I recall at the time commenting that we needed to tone it down, and even extend a welcoming hand to Russia and help them modernize and become a valued ally. Helping Russia transition from communism to freedom and a market based economy wasn’t just in Russia’s best interest, it was also in our best interest.
But we didn’t. We bragged about how we defeated the Soviet Union without firing a single shot. Ignoring the fact that tens of thousands of Americans died fighting in proxy wars in other parts of the world against the Soviets.
So why does it matter to Americans what happens in Ukraine? It matters to me because as Americans we have always tried to portray ourselves as the beacon of freedom in the world. We’ve been willing to go to war to protect and preserve our own liberties, and have fought to spread the message of freedom around the planet.

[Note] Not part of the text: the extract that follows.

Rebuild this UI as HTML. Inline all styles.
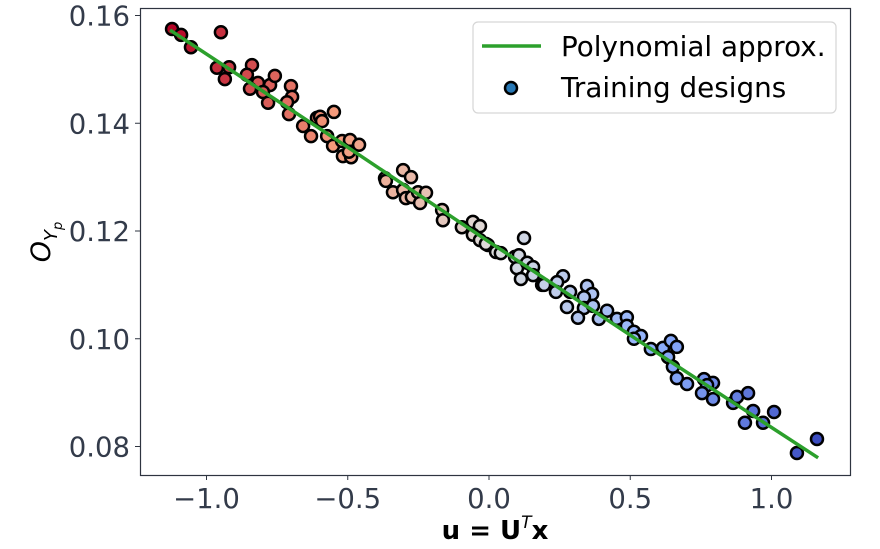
<!DOCTYPE html>
<html><head><meta charset="utf-8"><style>
body{margin:0;background:#fff;}
svg{font-family:"DejaVu Sans","Liberation Sans",sans-serif;}
</style></head><body>
<svg id="chart" width="880" height="544" xmlns="http://www.w3.org/2000/svg">
<rect x="0" y="0" width="880" height="544" fill="#fff"/>
<g id="marks"></g>
<rect x="140.5" y="8.5" width="710" height="467" fill="none" stroke="#2e3440" stroke-width="1.2"/>
<g id="xticks"></g>
<g id="yticks"></g>
<text x="495" y="539" text-anchor="middle" font-size="26" font-weight="bold" fill="#000">u = U<tspan font-size="17" dy="-11" font-style="italic" font-weight="normal">T</tspan><tspan dy="11">x</tspan></text>
<text transform="translate(50,242) rotate(-90)" text-anchor="middle" font-size="27" font-style="italic" fill="#000">O<tspan font-size="18" dy="7">Y</tspan><tspan font-size="13" dy="5">p</tspan></text>
<g>
<rect x="473" y="22" width="363" height="91" rx="5" fill="#fff" fill-opacity="0.85" stroke="#d6d6d6" stroke-width="1.2"/>
<line x1="482" y1="46" x2="541" y2="46" stroke="#2ca02c" stroke-width="3.5"/>
<text x="561" y="56" font-size="27.8" fill="#000">Polynomial approx.</text>
<circle cx="511" cy="88" r="6" fill="#2878b5" stroke="#000" stroke-width="2.5"/>
<text x="561" y="97" font-size="27.8" fill="#000">Training designs</text>
</g>
</svg>
<script>
const xs = [-1.122,-1.090,-1.055,-0.949,-0.963,-0.920,-0.935,-0.839,-0.857,-0.818,-0.775,-0.758,-0.846,-0.800,-0.782,-0.701,-0.697,-0.715,-0.708,-0.658,-0.630,-0.609,-0.598,-0.591,-0.549,-0.573,-0.552,-0.520,-0.492,-0.460,-0.517,-0.488,-0.496,-0.368,-0.365,-0.304,-0.276,-0.340,-0.304,-0.294,-0.273,-0.251,-0.223,-0.244,-0.166,-0.163,-0.096,-0.057,-0.032,-0.057,-0.032,-0.004,
0.124,-0.011,0.025,0.042,0.092,0.106,0.099,0.113,0.135,0.156,0.156,0.188,0.195,0.262,0.241,0.237,0.287,0.347,0.365,0.336,0.276,0.336,0.368,0.315,0.389,0.418,0.453,0.488,0.488,0.513,0.538,0.513,0.573,0.616,0.644,0.665,0.634,0.651,0.665,0.701,0.761,0.793,0.772,0.754,0.793,0.864,0.878,0.917,0.935,1.009,0.906,0.970,1.161,1.090];
const ys = [0.1575,0.1564,0.1541,0.1569,0.1503,0.1504,0.1482,0.1508,0.1490,0.1475,0.1471,0.1488,0.1464,0.1458,0.1438,0.1469,0.1449,0.1439,0.1417,0.1395,0.1376,0.1410,0.1412,0.1404,0.1421,0.1376,0.1358,0.1367,0.1369,0.1360,0.1339,0.1337,0.1347,0.1298,0.1293,0.1313,0.1300,0.1272,0.1276,0.1261,0.1263,0.1272,0.1271,0.1252,0.1239,0.1220,0.1207,0.1217,0.1209,0.1193,0.1183,0.1174,
0.1187,0.1176,0.1161,0.1159,0.1152,0.1155,0.1131,0.1111,0.1141,0.1133,0.1118,0.1100,0.1100,0.1116,0.1105,0.1087,0.1087,0.1098,0.1083,0.1077,0.1059,0.1057,0.1061,0.1039,0.1037,0.1052,0.1037,0.1040,0.1024,0.1013,0.1005,0.1000,0.0981,0.0983,0.0996,0.0985,0.0966,0.0948,0.0927,0.0916,0.0925,0.0918,0.0914,0.0899,0.0888,0.0881,0.0892,0.0899,0.0866,0.0864,0.0844,0.0844,0.0814,0.0788];
const lineX = [-1.129, -0.55, 0.0, 0.6, 1.165];
const lineY = [0.1573, 0.1373, 0.1180, 0.0972, 0.0779];
const xTickVals = [-1.0, -0.5, 0.0, 0.5, 1.0];
const xTickLabels = ["\u22121.0", "\u22120.5", "0.0", "0.5", "1.0"];
const yTickVals = [0.08, 0.10, 0.12, 0.14, 0.16];
const yTickLabels = ["0.08", "0.10", "0.12", "0.14", "0.16"];

const NS = "http://www.w3.org/2000/svg";
function sx(v){ return 489 + v * 282.5; }
function sy(v){ return 231 - (v - 0.12) * 5387.5; }
const stops = [[59,76,192],[141,176,254],[221,221,221],[244,154,123],[180,4,38]];
function cmap(t){
  t = 1 - Math.max(0, Math.min(1, t));
  const p = t * 4, i = Math.min(3, Math.floor(p)), f = p - i;
  const a = stops[i], b = stops[i+1];
  return "rgb(" + a.map((c,k)=>Math.round(c + (b[k]-c)*f)).join(",") + ")";
}
const marks = document.getElementById("marks");
const xmin = Math.min(...xs), xmax = Math.max(...xs);
xs.forEach((x, i) => {
  const c = document.createElementNS(NS, "circle");
  c.setAttribute("cx", sx(x));
  c.setAttribute("cy", sy(ys[i]));
  c.setAttribute("r", 6);
  c.setAttribute("fill", cmap((x - xmin) / (xmax - xmin)));
  c.setAttribute("stroke", "#000");
  c.setAttribute("stroke-width", 2.5);
  
  
  marks.appendChild(c);
});
const pl = document.createElementNS(NS, "polyline");
pl.setAttribute("points", lineX.map((x, i) => sx(x) + "," + sy(lineY[i])).join(" "));
pl.setAttribute("fill", "none");
pl.setAttribute("stroke", "#2ca02c");
pl.setAttribute("stroke-width", 3.5);


marks.appendChild(pl);

const xg = document.getElementById("xticks");
xTickVals.forEach((v, i) => {
  const l = document.createElementNS(NS, "line");
  l.setAttribute("x1", sx(v)); l.setAttribute("x2", sx(v));
  l.setAttribute("y1", 475); l.setAttribute("y2", 480);
  l.setAttribute("stroke", "#2e3440");
  
  
  xg.appendChild(l);
  const t = document.createElementNS(NS, "text");
  t.setAttribute("x", sx(v)); t.setAttribute("y", 508);
  t.setAttribute("text-anchor", "middle");
  t.setAttribute("font-size", "27.5");
  t.setAttribute("fill", "#333b4a");
  t.textContent = xTickLabels[i];
  
  
  xg.appendChild(t);
});
const yg = document.getElementById("yticks");
yTickVals.forEach((v, i) => {
  const l = document.createElementNS(NS, "line");
  l.setAttribute("x1", 135); l.setAttribute("x2", 140);
  l.setAttribute("y1", sy(v)); l.setAttribute("y2", sy(v));
  l.setAttribute("stroke", "#2e3440");
  
  
  yg.appendChild(l);
  const t = document.createElementNS(NS, "text");
  t.setAttribute("x", 130); t.setAttribute("y", sy(v) + 10);
  t.setAttribute("text-anchor", "end");
  t.setAttribute("font-size", "27.5");
  t.setAttribute("fill", "#333b4a");
  t.textContent = yTickLabels[i];
  
  
  yg.appendChild(t);
});
</script>
</body></html>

Ukraine was listening. Do we turn our backs on Ukraine, just as we did Czechoslovakia and Hungary in years past? Do we stand up for freedom, whenever and wherever it tries to break away and rise up from oppression? Or do we simply throw away the decades and lives we invested in defeating the Soviet Union, only to see it rise once again?
While I am certainly not advocating sending our young men and women in the military off to fight in another foreign war, I believe it’s important that we show Ukraine, the rest of the world, and especially Vladimir Putin that as a nation America is still strong. Still determined to promote freedom. And still willing to stand up to Russian aggression.
There should be no limit to the support we give Ukraine with intelligence and military equipment. Whatever it takes short of boots on the ground to help them defend themselves against Russia, and to make Vladimir Putin feel the pain of any invasion.
Why? Because Ukraine matters. If for no other reason than they stand alone against Russia, and they shouldn’t be standing alone.